#### [What is needed]
Reproduce the listing below in full and without alteration, apart from its pictures.

•••••

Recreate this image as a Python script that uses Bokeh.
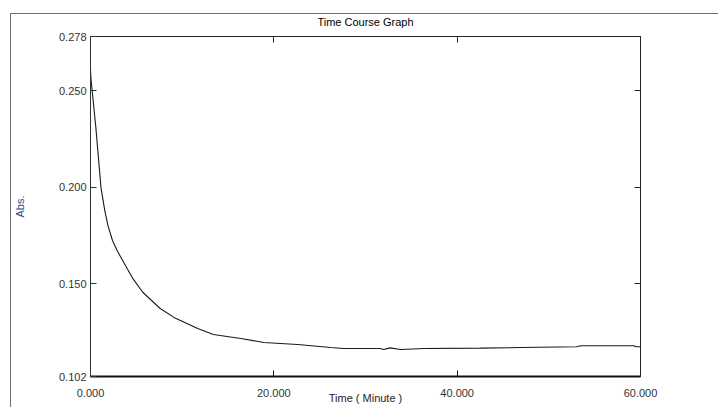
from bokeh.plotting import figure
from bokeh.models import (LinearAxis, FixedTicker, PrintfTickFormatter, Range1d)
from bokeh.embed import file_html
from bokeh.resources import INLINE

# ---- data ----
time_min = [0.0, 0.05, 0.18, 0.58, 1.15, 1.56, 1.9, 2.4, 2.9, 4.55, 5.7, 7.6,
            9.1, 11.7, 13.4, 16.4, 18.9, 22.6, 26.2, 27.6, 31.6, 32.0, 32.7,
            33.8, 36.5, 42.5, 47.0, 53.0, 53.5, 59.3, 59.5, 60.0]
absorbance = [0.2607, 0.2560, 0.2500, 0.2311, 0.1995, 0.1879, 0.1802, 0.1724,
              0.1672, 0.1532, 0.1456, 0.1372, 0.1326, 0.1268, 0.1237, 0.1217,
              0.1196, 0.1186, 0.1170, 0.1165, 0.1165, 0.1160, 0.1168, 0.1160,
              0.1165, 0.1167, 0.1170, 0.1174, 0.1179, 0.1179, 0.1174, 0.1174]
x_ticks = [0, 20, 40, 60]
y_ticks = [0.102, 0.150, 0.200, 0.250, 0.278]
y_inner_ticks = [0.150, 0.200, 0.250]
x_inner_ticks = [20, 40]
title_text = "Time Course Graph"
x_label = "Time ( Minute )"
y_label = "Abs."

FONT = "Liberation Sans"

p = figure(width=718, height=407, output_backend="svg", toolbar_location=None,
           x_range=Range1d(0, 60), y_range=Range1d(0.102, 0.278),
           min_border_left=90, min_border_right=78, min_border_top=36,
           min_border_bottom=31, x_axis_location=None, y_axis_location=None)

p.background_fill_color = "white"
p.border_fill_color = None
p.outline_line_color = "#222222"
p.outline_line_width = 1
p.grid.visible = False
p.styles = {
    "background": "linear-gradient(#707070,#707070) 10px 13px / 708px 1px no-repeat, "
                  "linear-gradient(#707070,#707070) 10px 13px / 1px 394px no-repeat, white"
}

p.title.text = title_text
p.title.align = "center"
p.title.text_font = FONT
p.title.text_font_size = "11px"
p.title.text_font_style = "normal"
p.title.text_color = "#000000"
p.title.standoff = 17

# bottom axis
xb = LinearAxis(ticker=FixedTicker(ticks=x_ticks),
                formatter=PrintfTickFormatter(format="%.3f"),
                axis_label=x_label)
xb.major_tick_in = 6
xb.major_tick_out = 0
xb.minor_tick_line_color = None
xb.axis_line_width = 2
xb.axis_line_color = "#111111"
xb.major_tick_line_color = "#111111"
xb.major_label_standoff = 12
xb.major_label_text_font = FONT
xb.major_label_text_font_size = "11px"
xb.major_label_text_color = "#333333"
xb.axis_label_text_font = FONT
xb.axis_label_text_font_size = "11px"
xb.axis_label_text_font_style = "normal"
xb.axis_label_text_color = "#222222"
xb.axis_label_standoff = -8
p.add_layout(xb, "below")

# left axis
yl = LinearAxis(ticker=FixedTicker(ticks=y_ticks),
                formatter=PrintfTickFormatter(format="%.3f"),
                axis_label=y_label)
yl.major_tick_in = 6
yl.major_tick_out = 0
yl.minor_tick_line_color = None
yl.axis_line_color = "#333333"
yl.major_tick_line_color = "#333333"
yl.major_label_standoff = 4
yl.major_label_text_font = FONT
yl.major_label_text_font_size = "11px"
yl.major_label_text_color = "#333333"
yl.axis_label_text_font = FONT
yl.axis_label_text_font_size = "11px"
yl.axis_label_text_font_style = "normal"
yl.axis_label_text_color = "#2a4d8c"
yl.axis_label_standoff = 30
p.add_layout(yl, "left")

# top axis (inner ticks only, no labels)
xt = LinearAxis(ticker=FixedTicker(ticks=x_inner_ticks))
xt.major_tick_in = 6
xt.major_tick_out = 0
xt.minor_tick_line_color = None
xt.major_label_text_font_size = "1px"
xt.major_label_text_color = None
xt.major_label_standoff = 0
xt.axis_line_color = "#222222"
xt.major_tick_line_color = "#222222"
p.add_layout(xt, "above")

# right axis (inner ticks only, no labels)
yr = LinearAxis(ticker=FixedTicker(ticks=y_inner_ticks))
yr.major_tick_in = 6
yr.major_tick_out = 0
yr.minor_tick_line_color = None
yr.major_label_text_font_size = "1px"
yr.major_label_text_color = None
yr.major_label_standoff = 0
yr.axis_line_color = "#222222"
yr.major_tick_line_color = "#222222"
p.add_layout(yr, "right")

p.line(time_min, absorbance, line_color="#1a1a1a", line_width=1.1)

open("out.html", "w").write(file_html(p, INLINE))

•••••

#### [Output of the task]
Recreate this image as a Python script that uses Bokeh.
from bokeh.plotting import figure
from bokeh.models import (LinearAxis, FixedTicker, PrintfTickFormatter, Range1d)
from bokeh.embed import file_html
from bokeh.resources import INLINE

# ---- data ----
time_min = [0.0, 0.05, 0.18, 0.58, 1.15, 1.56, 1.9, 2.4, 2.9, 4.55, 5.7, 7.6,
            9.1, 11.7, 13.4, 16.4, 18.9, 22.6, 26.2, 27.6, 31.6, 32.0, 32.7,
            33.8, 36.5, 42.5, 47.0, 53.0, 53.5, 59.3, 59.5, 60.0]
absorbance = [0.2607, 0.2560, 0.2500, 0.2311, 0.1995, 0.1879, 0.1802, 0.1724,
              0.1672, 0.1532, 0.1456, 0.1372, 0.1326, 0.1268, 0.1237, 0.1217,
              0.1196, 0.1186, 0.1170, 0.1165, 0.1165, 0.1160, 0.1168, 0.1160,
              0.1165, 0.1167, 0.1170, 0.1174, 0.1179, 0.1179, 0.1174, 0.1174]
x_ticks = [0, 20, 40, 60]
y_ticks = [0.102, 0.150, 0.200, 0.250, 0.278]
y_inner_ticks = [0.150, 0.200, 0.250]
x_inner_ticks = [20, 40]
title_text = "Time Course Graph"
x_label = "Time ( Minute )"
y_label = "Abs."

FONT = "Liberation Sans"

p = figure(width=718, height=407, output_backend="svg", toolbar_location=None,
           x_range=Range1d(0, 60), y_range=Range1d(0.102, 0.278),
           min_border_left=90, min_border_right=78, min_border_top=36,
           min_border_bottom=31, x_axis_location=None, y_axis_location=None)

p.background_fill_color = "white"
p.border_fill_color = None
p.outline_line_color = "#222222"
p.outline_line_width = 1
p.grid.visible = False
p.styles = {
    "background": "linear-gradient(#707070,#707070) 10px 13px / 708px 1px no-repeat, "
                  "linear-gradient(#707070,#707070) 10px 13px / 1px 394px no-repeat, white"
}

p.title.text = title_text
p.title.align = "center"
p.title.text_font = FONT
p.title.text_font_size = "11px"
p.title.text_font_style = "normal"
p.title.text_color = "#000000"
p.title.standoff = 17

# bottom axis
xb = LinearAxis(ticker=FixedTicker(ticks=x_ticks),
                formatter=PrintfTickFormatter(format="%.3f"),
                axis_label=x_label)
xb.major_tick_in = 6
xb.major_tick_out = 0
xb.minor_tick_line_color = None
xb.axis_line_width = 2
xb.axis_line_color = "#111111"
xb.major_tick_line_color = "#111111"
xb.major_label_standoff = 12
xb.major_label_text_font = FONT
xb.major_label_text_font_size = "11px"
xb.major_label_text_color = "#333333"
xb.axis_label_text_font = FONT
xb.axis_label_text_font_size = "11px"
xb.axis_label_text_font_style = "normal"
xb.axis_label_text_color = "#222222"
xb.axis_label_standoff = -8
p.add_layout(xb, "below")

# left axis
yl = LinearAxis(ticker=FixedTicker(ticks=y_ticks),
                formatter=PrintfTickFormatter(format="%.3f"),
                axis_label=y_label)
yl.major_tick_in = 6
yl.major_tick_out = 0
yl.minor_tick_line_color = None
yl.axis_line_color = "#333333"
yl.major_tick_line_color = "#333333"
yl.major_label_standoff = 4
yl.major_label_text_font = FONT
yl.major_label_text_font_size = "11px"
yl.major_label_text_color = "#333333"
yl.axis_label_text_font = FONT
yl.axis_label_text_font_size = "11px"
yl.axis_label_text_font_style = "normal"
yl.axis_label_text_color = "#2a4d8c"
yl.axis_label_standoff = 30
p.add_layout(yl, "left")

# top axis (inner ticks only, no labels)
xt = LinearAxis(ticker=FixedTicker(ticks=x_inner_ticks))
xt.major_tick_in = 6
xt.major_tick_out = 0
xt.minor_tick_line_color = None
xt.major_label_text_font_size = "1px"
xt.major_label_text_color = None
xt.major_label_standoff = 0
xt.axis_line_color = "#222222"
xt.major_tick_line_color = "#222222"
p.add_layout(xt, "above")

# right axis (inner ticks only, no labels)
yr = LinearAxis(ticker=FixedTicker(ticks=y_inner_ticks))
yr.major_tick_in = 6
yr.major_tick_out = 0
yr.minor_tick_line_color = None
yr.major_label_text_font_size = "1px"
yr.major_label_text_color = None
yr.major_label_standoff = 0
yr.axis_line_color = "#222222"
yr.major_tick_line_color = "#222222"
p.add_layout(yr, "right")

p.line(time_min, absorbance, line_color="#1a1a1a", line_width=1.1)

open("out.html", "w").write(file_html(p, INLINE))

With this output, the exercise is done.